[Raw records]
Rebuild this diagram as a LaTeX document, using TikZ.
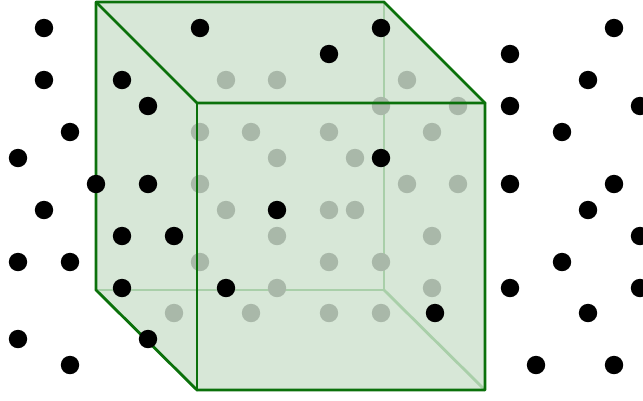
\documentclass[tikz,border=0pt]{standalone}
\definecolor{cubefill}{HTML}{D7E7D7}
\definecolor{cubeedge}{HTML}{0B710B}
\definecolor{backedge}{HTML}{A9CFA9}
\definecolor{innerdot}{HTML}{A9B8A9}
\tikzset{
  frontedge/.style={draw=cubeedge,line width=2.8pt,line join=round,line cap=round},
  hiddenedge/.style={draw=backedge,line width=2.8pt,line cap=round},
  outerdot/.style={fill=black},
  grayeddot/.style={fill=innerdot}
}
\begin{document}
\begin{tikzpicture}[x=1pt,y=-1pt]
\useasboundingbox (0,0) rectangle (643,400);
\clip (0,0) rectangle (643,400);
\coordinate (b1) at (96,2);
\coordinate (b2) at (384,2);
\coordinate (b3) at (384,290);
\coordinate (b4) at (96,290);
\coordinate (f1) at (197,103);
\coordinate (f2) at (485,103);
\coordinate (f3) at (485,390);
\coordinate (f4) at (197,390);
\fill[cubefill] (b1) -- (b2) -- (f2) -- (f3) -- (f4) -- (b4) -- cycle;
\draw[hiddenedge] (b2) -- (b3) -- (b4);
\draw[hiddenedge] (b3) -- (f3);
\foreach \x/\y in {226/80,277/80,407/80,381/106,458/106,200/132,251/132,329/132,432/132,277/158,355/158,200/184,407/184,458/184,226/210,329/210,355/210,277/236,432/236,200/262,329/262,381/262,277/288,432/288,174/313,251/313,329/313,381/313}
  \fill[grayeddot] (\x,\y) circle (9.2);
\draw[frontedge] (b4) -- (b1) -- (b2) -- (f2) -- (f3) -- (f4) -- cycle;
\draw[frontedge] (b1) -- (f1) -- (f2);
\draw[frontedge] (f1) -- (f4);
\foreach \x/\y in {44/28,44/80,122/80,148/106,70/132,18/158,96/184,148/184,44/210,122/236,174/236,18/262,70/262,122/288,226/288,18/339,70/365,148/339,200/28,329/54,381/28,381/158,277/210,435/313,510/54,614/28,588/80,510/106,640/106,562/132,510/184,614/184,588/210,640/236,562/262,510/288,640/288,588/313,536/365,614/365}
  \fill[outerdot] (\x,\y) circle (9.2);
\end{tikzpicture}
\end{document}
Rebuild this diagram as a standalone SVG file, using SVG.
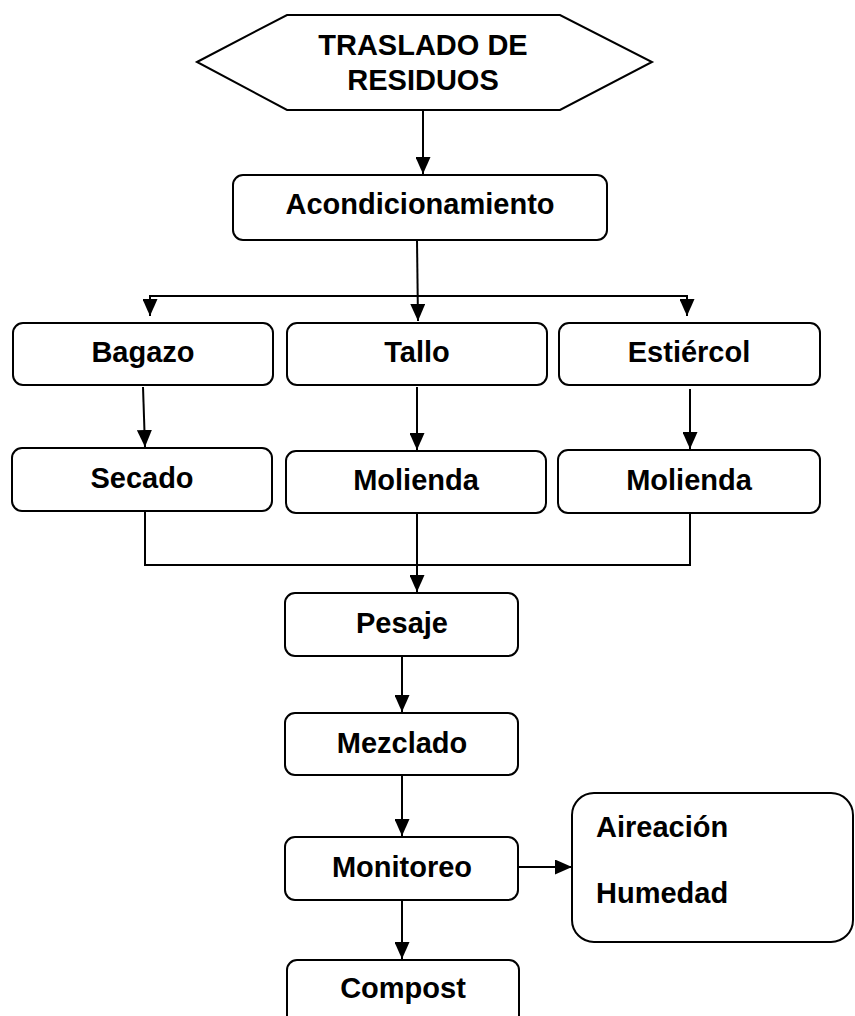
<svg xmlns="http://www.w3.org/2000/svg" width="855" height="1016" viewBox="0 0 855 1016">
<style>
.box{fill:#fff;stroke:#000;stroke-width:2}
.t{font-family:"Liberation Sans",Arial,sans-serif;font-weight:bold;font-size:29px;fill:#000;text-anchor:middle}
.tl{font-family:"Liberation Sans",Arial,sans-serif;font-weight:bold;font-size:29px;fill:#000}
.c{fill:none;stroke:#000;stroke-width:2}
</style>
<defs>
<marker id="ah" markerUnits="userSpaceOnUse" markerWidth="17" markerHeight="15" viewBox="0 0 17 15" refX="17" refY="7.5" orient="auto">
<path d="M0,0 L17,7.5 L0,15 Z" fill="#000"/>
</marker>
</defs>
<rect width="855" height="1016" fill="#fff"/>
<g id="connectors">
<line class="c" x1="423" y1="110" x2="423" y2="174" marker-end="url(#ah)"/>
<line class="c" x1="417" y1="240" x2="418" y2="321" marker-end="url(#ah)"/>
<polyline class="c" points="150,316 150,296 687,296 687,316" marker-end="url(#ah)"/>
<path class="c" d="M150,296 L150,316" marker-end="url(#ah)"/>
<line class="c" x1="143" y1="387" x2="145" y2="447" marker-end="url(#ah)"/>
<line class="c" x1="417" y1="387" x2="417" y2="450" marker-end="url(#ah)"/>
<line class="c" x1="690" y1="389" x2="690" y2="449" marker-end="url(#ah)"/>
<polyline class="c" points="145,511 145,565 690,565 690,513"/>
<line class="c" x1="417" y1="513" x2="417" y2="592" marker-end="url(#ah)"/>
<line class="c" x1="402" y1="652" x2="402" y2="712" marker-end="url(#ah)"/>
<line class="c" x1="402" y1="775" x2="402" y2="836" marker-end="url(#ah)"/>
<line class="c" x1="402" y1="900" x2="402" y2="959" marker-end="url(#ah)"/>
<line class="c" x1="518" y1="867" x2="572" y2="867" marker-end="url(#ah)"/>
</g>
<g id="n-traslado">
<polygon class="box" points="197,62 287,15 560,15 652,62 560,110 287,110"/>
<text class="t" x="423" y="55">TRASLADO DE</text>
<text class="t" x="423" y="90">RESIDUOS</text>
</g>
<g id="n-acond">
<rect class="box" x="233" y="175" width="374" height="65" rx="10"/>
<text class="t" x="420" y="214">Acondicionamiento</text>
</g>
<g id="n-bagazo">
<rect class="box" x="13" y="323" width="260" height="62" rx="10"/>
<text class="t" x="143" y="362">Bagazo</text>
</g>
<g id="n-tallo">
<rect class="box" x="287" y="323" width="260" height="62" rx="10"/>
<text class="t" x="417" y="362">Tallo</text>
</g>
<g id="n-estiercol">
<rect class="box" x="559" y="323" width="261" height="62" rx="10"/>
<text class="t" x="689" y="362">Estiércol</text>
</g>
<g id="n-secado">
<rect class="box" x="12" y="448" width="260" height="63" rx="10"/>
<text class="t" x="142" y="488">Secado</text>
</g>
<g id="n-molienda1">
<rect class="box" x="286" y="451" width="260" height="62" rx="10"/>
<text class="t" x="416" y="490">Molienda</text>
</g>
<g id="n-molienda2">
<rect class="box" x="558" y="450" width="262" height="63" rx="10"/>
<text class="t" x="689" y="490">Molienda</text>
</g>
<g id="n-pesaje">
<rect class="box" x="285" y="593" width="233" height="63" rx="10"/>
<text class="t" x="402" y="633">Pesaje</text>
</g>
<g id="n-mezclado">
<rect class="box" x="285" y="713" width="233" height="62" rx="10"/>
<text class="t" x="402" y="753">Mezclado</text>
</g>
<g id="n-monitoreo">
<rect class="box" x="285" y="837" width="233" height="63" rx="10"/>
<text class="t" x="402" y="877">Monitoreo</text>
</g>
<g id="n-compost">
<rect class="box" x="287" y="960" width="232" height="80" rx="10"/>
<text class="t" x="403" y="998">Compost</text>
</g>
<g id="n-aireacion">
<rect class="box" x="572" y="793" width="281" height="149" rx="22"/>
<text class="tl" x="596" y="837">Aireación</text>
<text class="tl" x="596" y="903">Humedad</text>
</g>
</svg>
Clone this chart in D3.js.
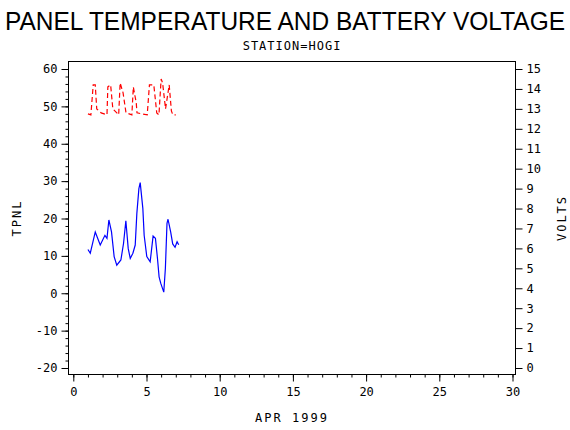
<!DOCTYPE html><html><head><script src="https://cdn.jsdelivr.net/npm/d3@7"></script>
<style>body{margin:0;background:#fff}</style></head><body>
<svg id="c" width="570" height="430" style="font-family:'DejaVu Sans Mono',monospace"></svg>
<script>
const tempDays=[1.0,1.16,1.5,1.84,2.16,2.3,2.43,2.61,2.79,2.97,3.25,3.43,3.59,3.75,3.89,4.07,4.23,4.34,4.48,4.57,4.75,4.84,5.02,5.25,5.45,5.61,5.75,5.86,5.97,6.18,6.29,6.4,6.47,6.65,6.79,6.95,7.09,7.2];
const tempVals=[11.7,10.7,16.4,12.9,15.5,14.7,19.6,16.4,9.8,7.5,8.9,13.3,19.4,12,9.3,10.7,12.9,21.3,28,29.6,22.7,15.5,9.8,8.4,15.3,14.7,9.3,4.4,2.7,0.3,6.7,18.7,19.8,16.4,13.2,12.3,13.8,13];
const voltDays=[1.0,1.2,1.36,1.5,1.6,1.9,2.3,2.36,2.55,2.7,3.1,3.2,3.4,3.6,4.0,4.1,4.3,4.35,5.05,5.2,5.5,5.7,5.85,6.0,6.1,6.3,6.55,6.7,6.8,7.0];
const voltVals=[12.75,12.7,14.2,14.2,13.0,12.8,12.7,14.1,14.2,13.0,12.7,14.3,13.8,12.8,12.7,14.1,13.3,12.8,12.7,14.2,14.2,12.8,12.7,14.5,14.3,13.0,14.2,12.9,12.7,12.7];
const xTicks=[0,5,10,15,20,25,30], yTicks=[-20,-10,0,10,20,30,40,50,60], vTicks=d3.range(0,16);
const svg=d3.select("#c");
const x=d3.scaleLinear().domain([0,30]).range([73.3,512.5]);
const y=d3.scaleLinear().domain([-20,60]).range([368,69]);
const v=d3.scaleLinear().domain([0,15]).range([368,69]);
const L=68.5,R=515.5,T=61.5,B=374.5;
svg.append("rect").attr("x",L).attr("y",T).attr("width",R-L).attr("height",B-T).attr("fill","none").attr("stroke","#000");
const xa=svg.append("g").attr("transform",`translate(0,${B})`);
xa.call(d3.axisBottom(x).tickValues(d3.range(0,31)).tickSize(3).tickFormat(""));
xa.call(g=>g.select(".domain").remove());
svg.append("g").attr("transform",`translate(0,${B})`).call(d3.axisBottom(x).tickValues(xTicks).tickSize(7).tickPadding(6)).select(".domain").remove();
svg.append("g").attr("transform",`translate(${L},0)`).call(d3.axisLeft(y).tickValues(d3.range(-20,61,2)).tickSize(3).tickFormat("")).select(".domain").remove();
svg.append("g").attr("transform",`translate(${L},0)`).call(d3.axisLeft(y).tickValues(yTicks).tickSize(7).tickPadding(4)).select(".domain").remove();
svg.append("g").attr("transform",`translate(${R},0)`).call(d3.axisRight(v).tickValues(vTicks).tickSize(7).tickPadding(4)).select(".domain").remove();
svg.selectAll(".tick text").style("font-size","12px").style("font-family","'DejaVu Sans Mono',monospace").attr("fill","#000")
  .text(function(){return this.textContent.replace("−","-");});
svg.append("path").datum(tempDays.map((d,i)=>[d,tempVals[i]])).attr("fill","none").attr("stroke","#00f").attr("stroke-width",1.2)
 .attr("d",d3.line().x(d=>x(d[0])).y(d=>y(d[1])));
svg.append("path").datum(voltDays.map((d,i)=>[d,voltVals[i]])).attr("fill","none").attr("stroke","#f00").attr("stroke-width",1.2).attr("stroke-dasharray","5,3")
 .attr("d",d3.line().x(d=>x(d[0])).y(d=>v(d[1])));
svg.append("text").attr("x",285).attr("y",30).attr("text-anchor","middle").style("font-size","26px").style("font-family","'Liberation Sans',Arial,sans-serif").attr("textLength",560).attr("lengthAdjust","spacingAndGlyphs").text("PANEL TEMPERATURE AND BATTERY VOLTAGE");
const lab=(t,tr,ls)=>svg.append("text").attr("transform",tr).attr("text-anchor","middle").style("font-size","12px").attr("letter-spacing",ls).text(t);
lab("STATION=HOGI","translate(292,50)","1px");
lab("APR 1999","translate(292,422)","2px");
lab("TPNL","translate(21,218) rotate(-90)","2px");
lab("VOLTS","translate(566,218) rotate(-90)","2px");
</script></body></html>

**GOAL:** Where does the word "standalone" appear in the listing? List each line that holds it.

**EXERCISE RESULT:**
\documentclass[tikz,border=0pt]{standalone}
Rebuild this diagram as a standalone SVG file, using SVG.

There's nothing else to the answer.